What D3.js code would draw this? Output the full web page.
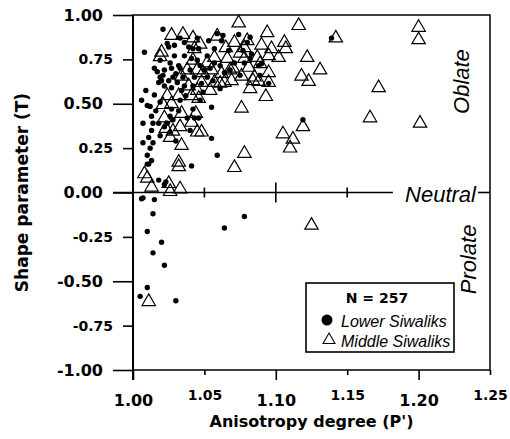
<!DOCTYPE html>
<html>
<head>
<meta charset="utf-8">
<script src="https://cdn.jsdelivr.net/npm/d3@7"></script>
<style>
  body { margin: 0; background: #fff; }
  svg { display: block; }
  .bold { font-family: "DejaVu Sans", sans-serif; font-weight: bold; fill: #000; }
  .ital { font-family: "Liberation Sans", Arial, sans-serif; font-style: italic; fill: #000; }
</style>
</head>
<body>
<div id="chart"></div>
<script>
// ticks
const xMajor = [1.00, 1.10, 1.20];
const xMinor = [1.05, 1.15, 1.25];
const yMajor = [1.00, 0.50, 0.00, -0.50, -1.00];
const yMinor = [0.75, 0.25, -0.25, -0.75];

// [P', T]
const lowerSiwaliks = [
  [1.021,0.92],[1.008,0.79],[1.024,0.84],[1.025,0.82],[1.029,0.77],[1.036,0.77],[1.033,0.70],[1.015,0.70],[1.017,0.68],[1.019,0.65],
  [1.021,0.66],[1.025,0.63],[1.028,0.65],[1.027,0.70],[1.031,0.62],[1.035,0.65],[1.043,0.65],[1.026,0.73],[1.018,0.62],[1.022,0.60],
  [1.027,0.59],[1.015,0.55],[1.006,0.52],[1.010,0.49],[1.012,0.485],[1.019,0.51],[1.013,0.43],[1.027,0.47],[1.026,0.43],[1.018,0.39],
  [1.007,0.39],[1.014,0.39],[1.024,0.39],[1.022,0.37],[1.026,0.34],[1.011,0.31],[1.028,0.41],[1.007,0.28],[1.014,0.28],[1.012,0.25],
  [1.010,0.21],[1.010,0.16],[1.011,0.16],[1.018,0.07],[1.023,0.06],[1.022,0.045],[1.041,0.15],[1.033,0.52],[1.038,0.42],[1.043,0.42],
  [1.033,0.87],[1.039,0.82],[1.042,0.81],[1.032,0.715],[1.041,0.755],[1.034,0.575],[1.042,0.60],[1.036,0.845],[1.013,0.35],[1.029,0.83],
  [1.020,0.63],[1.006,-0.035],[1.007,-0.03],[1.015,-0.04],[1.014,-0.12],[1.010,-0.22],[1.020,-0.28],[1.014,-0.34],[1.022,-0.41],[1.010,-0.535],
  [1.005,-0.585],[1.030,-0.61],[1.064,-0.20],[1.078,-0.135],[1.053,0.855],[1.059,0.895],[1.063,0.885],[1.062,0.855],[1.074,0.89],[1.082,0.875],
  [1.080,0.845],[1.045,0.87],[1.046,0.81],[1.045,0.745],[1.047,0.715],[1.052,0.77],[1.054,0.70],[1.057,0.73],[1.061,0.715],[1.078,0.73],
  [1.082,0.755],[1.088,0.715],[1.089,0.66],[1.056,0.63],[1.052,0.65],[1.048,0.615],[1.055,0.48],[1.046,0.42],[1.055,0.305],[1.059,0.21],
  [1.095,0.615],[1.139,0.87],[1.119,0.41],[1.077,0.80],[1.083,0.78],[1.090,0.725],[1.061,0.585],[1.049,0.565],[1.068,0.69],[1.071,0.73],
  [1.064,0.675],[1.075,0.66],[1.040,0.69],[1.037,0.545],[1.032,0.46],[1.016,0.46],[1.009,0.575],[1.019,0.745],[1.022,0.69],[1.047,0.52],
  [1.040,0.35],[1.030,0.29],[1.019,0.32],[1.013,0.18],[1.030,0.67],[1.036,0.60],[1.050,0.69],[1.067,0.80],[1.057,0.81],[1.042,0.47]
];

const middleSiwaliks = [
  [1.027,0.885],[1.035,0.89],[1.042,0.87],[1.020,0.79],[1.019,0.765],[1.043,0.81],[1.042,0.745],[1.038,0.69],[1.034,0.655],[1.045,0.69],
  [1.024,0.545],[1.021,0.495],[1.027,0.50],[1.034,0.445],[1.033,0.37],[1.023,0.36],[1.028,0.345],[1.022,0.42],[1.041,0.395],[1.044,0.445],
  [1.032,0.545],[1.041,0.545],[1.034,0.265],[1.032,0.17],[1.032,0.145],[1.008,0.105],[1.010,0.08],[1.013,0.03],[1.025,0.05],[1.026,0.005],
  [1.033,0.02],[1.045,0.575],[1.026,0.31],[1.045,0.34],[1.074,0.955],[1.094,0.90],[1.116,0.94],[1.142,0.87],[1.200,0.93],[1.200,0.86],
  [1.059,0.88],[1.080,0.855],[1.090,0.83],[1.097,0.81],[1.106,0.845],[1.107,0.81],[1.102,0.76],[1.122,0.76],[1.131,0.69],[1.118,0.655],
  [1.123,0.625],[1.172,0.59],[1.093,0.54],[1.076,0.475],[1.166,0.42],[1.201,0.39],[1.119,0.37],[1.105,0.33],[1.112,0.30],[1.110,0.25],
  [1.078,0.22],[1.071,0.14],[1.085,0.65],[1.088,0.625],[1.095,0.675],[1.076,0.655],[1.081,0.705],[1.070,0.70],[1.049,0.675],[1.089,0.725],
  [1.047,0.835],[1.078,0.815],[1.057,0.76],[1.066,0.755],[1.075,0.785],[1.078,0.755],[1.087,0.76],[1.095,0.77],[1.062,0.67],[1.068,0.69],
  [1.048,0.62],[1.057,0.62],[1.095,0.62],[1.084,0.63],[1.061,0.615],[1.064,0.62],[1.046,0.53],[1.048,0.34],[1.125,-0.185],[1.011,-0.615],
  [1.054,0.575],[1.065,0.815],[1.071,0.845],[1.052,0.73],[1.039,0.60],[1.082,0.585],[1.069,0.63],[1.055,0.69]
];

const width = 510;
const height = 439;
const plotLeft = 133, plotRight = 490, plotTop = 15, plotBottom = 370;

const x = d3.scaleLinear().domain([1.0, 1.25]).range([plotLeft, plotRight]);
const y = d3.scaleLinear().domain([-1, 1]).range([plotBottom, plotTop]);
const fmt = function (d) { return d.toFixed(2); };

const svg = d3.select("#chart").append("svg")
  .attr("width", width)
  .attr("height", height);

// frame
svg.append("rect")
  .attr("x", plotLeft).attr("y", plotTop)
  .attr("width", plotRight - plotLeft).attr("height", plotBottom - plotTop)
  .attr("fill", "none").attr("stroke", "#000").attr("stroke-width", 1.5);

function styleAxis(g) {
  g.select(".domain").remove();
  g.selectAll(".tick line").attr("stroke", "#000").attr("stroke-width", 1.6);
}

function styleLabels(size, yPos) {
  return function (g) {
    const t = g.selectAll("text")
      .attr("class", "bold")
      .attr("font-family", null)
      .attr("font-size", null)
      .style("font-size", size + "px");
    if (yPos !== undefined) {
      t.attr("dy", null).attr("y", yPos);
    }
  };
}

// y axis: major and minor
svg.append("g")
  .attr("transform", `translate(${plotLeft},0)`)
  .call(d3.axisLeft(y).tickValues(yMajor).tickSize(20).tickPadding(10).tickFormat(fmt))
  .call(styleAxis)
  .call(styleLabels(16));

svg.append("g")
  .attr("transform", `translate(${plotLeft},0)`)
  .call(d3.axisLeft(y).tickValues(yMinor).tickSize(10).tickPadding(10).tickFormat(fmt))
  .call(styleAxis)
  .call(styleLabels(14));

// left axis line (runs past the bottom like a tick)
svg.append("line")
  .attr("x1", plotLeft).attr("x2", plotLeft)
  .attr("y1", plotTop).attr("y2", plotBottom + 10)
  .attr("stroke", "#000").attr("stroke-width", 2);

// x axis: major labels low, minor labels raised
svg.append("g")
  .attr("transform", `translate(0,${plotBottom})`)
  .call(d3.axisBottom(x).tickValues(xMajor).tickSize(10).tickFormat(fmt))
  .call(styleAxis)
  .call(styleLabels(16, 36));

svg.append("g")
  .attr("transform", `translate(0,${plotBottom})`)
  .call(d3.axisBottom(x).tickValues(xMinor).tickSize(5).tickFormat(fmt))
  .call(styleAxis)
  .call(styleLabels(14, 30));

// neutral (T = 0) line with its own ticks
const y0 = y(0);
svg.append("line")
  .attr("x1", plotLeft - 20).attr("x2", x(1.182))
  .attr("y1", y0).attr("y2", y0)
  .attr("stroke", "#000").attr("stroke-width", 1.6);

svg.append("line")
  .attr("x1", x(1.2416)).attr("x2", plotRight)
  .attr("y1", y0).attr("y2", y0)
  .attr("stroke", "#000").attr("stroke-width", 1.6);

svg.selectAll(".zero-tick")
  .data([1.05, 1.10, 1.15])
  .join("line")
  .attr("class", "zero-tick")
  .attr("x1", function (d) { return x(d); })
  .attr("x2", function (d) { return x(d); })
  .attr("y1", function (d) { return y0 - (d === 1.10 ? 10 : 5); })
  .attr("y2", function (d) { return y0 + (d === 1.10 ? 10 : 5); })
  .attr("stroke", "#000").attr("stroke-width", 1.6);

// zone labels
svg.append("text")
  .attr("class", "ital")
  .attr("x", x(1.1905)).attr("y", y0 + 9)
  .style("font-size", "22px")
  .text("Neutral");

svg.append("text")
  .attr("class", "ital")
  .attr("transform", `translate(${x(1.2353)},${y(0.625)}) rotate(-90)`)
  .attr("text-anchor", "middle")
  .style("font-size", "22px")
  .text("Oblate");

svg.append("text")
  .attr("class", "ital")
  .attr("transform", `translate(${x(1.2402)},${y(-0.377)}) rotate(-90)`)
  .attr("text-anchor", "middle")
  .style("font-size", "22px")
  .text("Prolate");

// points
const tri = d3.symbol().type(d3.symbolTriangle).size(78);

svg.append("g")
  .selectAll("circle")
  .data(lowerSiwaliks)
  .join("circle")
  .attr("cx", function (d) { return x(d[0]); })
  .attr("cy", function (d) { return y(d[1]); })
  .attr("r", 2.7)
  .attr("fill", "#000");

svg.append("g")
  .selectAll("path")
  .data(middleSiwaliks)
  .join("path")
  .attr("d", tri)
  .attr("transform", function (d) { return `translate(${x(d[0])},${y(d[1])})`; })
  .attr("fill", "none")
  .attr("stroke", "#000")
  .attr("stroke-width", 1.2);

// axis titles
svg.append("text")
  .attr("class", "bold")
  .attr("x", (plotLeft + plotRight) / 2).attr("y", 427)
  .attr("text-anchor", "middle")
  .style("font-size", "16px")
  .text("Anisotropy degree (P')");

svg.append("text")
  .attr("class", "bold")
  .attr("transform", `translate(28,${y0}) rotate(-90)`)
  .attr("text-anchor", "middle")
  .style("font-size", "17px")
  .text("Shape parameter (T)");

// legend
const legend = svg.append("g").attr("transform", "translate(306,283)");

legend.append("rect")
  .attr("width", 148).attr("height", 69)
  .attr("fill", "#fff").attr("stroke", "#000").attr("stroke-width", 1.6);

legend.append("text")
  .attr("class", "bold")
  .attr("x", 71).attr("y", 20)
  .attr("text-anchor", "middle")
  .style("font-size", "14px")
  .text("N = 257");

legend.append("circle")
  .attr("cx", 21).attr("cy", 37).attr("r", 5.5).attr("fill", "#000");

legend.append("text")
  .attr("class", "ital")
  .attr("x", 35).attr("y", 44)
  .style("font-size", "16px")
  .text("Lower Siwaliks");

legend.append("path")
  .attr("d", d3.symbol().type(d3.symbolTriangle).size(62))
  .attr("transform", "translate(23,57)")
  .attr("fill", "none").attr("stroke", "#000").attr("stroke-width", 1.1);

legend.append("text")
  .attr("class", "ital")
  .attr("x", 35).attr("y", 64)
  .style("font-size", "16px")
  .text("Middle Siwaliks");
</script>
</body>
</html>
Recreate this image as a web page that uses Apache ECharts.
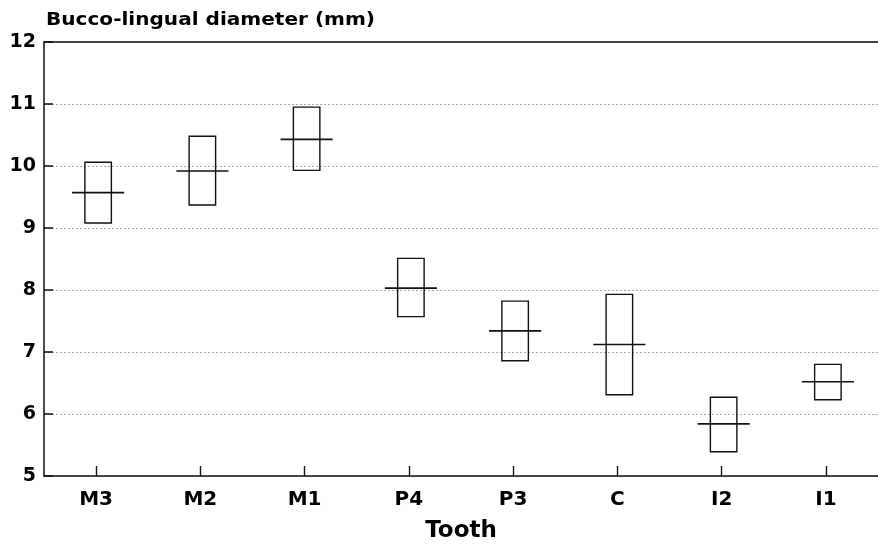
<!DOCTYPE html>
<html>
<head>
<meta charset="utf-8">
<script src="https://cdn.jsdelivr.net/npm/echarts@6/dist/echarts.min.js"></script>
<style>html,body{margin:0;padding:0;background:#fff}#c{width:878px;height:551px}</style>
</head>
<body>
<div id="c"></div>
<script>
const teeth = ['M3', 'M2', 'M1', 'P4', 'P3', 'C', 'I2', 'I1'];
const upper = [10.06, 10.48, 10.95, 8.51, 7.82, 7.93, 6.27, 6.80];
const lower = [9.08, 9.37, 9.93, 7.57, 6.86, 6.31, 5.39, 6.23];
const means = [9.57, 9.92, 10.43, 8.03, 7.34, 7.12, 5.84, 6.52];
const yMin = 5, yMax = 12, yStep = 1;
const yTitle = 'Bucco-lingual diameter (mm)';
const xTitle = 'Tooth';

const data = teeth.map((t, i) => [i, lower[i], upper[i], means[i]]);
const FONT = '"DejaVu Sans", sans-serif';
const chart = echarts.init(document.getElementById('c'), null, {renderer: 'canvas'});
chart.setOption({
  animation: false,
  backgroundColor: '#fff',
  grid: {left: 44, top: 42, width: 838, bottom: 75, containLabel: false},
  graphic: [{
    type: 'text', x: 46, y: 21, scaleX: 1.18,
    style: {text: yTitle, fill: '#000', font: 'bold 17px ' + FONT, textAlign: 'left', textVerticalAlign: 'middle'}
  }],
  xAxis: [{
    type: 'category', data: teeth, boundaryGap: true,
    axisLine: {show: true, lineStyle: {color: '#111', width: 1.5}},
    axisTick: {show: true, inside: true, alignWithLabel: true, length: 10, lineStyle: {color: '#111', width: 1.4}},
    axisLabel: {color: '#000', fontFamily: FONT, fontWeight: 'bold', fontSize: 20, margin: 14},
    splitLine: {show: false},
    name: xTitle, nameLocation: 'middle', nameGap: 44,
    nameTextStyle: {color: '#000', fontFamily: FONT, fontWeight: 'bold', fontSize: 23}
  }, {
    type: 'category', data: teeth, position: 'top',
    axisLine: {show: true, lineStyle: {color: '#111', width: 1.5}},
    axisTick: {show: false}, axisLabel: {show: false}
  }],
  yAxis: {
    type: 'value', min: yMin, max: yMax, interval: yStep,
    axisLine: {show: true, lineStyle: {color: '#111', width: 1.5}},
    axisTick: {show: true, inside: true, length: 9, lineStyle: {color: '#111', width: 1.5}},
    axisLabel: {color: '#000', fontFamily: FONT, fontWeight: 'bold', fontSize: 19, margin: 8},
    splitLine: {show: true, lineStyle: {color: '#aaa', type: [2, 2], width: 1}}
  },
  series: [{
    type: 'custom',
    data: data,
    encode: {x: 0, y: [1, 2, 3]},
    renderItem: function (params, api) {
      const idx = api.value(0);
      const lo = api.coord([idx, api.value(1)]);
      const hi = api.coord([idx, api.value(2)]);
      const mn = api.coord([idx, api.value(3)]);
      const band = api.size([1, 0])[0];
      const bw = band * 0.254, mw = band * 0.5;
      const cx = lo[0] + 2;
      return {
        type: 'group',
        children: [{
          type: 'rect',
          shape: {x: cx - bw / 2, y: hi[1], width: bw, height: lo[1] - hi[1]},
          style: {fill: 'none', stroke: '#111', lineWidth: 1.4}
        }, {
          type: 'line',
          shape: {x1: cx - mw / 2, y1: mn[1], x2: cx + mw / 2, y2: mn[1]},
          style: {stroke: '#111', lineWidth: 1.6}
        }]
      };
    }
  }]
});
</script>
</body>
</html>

** Exercise brief **
From the first line of the entries above down to the line holding "const yMinor = [0.75, 0.25, -0.25, -0.75];", quote each line exactly and nothing else, skipping pictures.

** Task result **
What D3.js code would draw this? Output the full web page.
<!DOCTYPE html>
<html>
<head>
<meta charset="utf-8">
<script src="https://cdn.jsdelivr.net/npm/d3@7"></script>
<style>
  body { margin: 0; background: #fff; }
  svg { display: block; }
  .bold { font-family: "DejaVu Sans", sans-serif; font-weight: bold; fill: #000; }
  .ital { font-family: "Liberation Sans", Arial, sans-serif; font-style: italic; fill: #000; }
</style>
</head>
<body>
<div id="chart"></div>
<script>
// ticks
const xMajor = [1.00, 1.10, 1.20];
const xMinor = [1.05, 1.15, 1.25];
const yMajor = [1.00, 0.50, 0.00, -0.50, -1.00];
const yMinor = [0.75, 0.25, -0.25, -0.75];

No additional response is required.